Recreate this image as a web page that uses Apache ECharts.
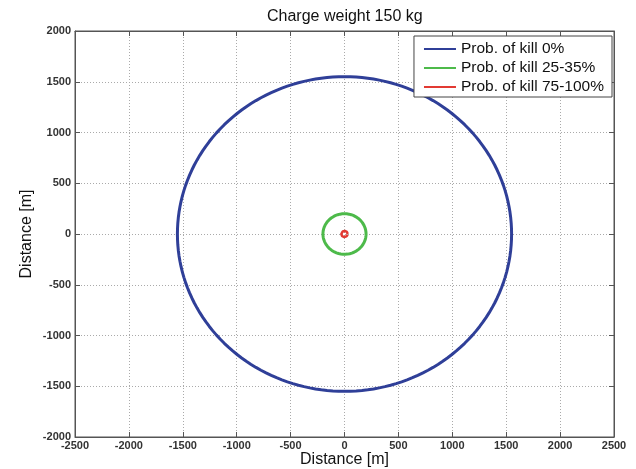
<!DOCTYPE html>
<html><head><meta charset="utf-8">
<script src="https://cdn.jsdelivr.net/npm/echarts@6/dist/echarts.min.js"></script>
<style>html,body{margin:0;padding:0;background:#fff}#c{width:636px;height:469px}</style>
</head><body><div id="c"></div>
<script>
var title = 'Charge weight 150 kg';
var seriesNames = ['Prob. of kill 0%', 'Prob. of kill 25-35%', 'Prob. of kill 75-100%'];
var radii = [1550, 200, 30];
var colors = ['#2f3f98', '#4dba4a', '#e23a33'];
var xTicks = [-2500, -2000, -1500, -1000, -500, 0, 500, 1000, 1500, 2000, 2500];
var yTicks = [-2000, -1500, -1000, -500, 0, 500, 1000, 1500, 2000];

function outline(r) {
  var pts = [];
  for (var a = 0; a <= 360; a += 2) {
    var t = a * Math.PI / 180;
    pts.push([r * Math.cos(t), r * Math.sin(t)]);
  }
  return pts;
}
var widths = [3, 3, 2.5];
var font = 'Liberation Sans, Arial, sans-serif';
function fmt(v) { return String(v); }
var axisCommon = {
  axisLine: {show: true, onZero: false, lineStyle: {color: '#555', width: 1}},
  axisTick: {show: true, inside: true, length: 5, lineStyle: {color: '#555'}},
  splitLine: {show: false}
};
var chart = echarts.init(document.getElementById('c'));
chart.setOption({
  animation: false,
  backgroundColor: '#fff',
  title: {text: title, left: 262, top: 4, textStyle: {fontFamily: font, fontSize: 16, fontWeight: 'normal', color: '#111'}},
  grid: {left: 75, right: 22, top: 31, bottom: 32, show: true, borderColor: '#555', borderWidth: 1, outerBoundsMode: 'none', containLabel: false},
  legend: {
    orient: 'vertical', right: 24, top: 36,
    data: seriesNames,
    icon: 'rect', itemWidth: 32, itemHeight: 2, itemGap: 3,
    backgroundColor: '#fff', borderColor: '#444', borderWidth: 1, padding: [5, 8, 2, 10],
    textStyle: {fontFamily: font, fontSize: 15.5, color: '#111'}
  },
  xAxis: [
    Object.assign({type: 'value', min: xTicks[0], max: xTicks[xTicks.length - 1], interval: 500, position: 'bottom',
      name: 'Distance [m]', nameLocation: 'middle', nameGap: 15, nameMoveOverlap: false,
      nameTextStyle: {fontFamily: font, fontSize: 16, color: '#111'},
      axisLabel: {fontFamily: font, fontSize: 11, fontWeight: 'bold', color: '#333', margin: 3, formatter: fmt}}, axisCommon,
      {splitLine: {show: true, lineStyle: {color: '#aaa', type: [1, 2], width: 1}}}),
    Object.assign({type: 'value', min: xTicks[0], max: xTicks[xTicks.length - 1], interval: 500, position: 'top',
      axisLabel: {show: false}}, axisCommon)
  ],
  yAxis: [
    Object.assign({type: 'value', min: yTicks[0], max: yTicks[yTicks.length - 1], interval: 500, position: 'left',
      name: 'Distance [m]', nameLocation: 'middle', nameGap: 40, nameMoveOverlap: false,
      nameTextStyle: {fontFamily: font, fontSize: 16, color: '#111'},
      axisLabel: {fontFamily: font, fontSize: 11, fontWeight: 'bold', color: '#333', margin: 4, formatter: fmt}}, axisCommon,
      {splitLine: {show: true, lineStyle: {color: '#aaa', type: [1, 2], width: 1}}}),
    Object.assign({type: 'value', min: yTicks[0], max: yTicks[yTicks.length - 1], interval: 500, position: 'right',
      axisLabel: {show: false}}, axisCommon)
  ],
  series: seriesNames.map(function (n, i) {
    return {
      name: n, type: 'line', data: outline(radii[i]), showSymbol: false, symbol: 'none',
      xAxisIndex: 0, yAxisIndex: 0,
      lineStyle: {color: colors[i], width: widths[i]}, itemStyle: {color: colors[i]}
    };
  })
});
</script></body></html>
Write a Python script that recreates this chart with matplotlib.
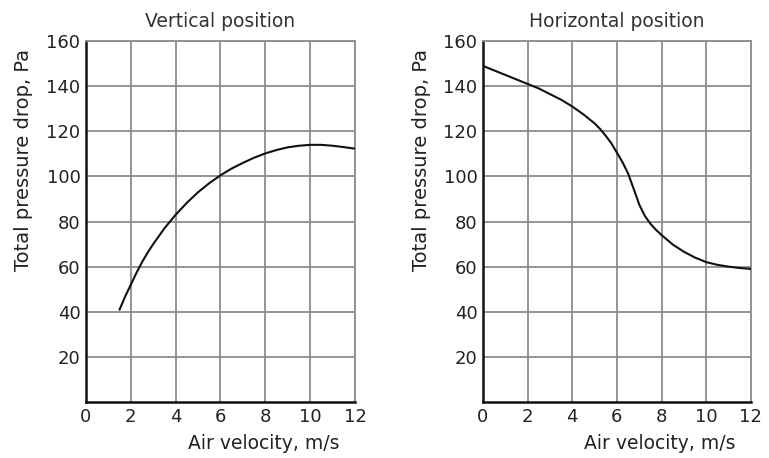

● **Given task**: Restate each entry word for word, leaving out any pictures.

● **In response**:
Recreate this image as a web page that uses Apache ECharts.
<!DOCTYPE html>
<html><head><meta charset="utf-8">
<script src="https://cdn.jsdelivr.net/npm/echarts@6/dist/echarts.min.js"></script>
<style>html,body{margin:0;padding:0;background:#fff}#c{width:636px;height:469px}</style>
</head><body><div id="c"></div>
<script>
var title = 'Charge weight 150 kg';
var seriesNames = ['Prob. of kill 0%', 'Prob. of kill 25-35%', 'Prob. of kill 75-100%'];
var radii = [1550, 200, 30];
var colors = ['#2f3f98', '#4dba4a', '#e23a33'];
var xTicks = [-2500, -2000, -1500, -1000, -500, 0, 500, 1000, 1500, 2000, 2500];
var yTicks = [-2000, -1500, -1000, -500, 0, 500, 1000, 1500, 2000];

function outline(r) {
  var pts = [];
  for (var a = 0; a <= 360; a += 2) {
    var t = a * Math.PI / 180;
    pts.push([r * Math.cos(t), r * Math.sin(t)]);
  }
  return pts;
}
var widths = [3, 3, 2.5];
var font = 'Liberation Sans, Arial, sans-serif';
function fmt(v) { return String(v); }
var axisCommon = {
  axisLine: {show: true, onZero: false, lineStyle: {color: '#555', width: 1}},
  axisTick: {show: true, inside: true, length: 5, lineStyle: {color: '#555'}},
  splitLine: {show: false}
};
var chart = echarts.init(document.getElementById('c'));
chart.setOption({
  animation: false,
  backgroundColor: '#fff',
  title: {text: title, left: 262, top: 4, textStyle: {fontFamily: font, fontSize: 16, fontWeight: 'normal', color: '#111'}},
  grid: {left: 75, right: 22, top: 31, bottom: 32, show: true, borderColor: '#555', borderWidth: 1, outerBoundsMode: 'none', containLabel: false},
  legend: {
    orient: 'vertical', right: 24, top: 36,
    data: seriesNames,
    icon: 'rect', itemWidth: 32, itemHeight: 2, itemGap: 3,
    backgroundColor: '#fff', borderColor: '#444', borderWidth: 1, padding: [5, 8, 2, 10],
    textStyle: {fontFamily: font, fontSize: 15.5, color: '#111'}
  },
  xAxis: [
    Object.assign({type: 'value', min: xTicks[0], max: xTicks[xTicks.length - 1], interval: 500, position: 'bottom',
      name: 'Distance [m]', nameLocation: 'middle', nameGap: 15, nameMoveOverlap: false,
      nameTextStyle: {fontFamily: font, fontSize: 16, color: '#111'},
      axisLabel: {fontFamily: font, fontSize: 11, fontWeight: 'bold', color: '#333', margin: 3, formatter: fmt}}, axisCommon,
      {splitLine: {show: true, lineStyle: {color: '#aaa', type: [1, 2], width: 1}}}),
    Object.assign({type: 'value', min: xTicks[0], max: xTicks[xTicks.length - 1], interval: 500, position: 'top',
      axisLabel: {show: false}}, axisCommon)
  ],
  yAxis: [
    Object.assign({type: 'value', min: yTicks[0], max: yTicks[yTicks.length - 1], interval: 500, position: 'left',
      name: 'Distance [m]', nameLocation: 'middle', nameGap: 40, nameMoveOverlap: false,
      nameTextStyle: {fontFamily: font, fontSize: 16, color: '#111'},
      axisLabel: {fontFamily: font, fontSize: 11, fontWeight: 'bold', color: '#333', margin: 4, formatter: fmt}}, axisCommon,
      {splitLine: {show: true, lineStyle: {color: '#aaa', type: [1, 2], width: 1}}}),
    Object.assign({type: 'value', min: yTicks[0], max: yTicks[yTicks.length - 1], interval: 500, position: 'right',
      axisLabel: {show: false}}, axisCommon)
  ],
  series: seriesNames.map(function (n, i) {
    return {
      name: n, type: 'line', data: outline(radii[i]), showSymbol: false, symbol: 'none',
      xAxisIndex: 0, yAxisIndex: 0,
      lineStyle: {color: colors[i], width: widths[i]}, itemStyle: {color: colors[i]}
    };
  })
});
</script></body></html>
Write a Python script that recreates this chart with matplotlib.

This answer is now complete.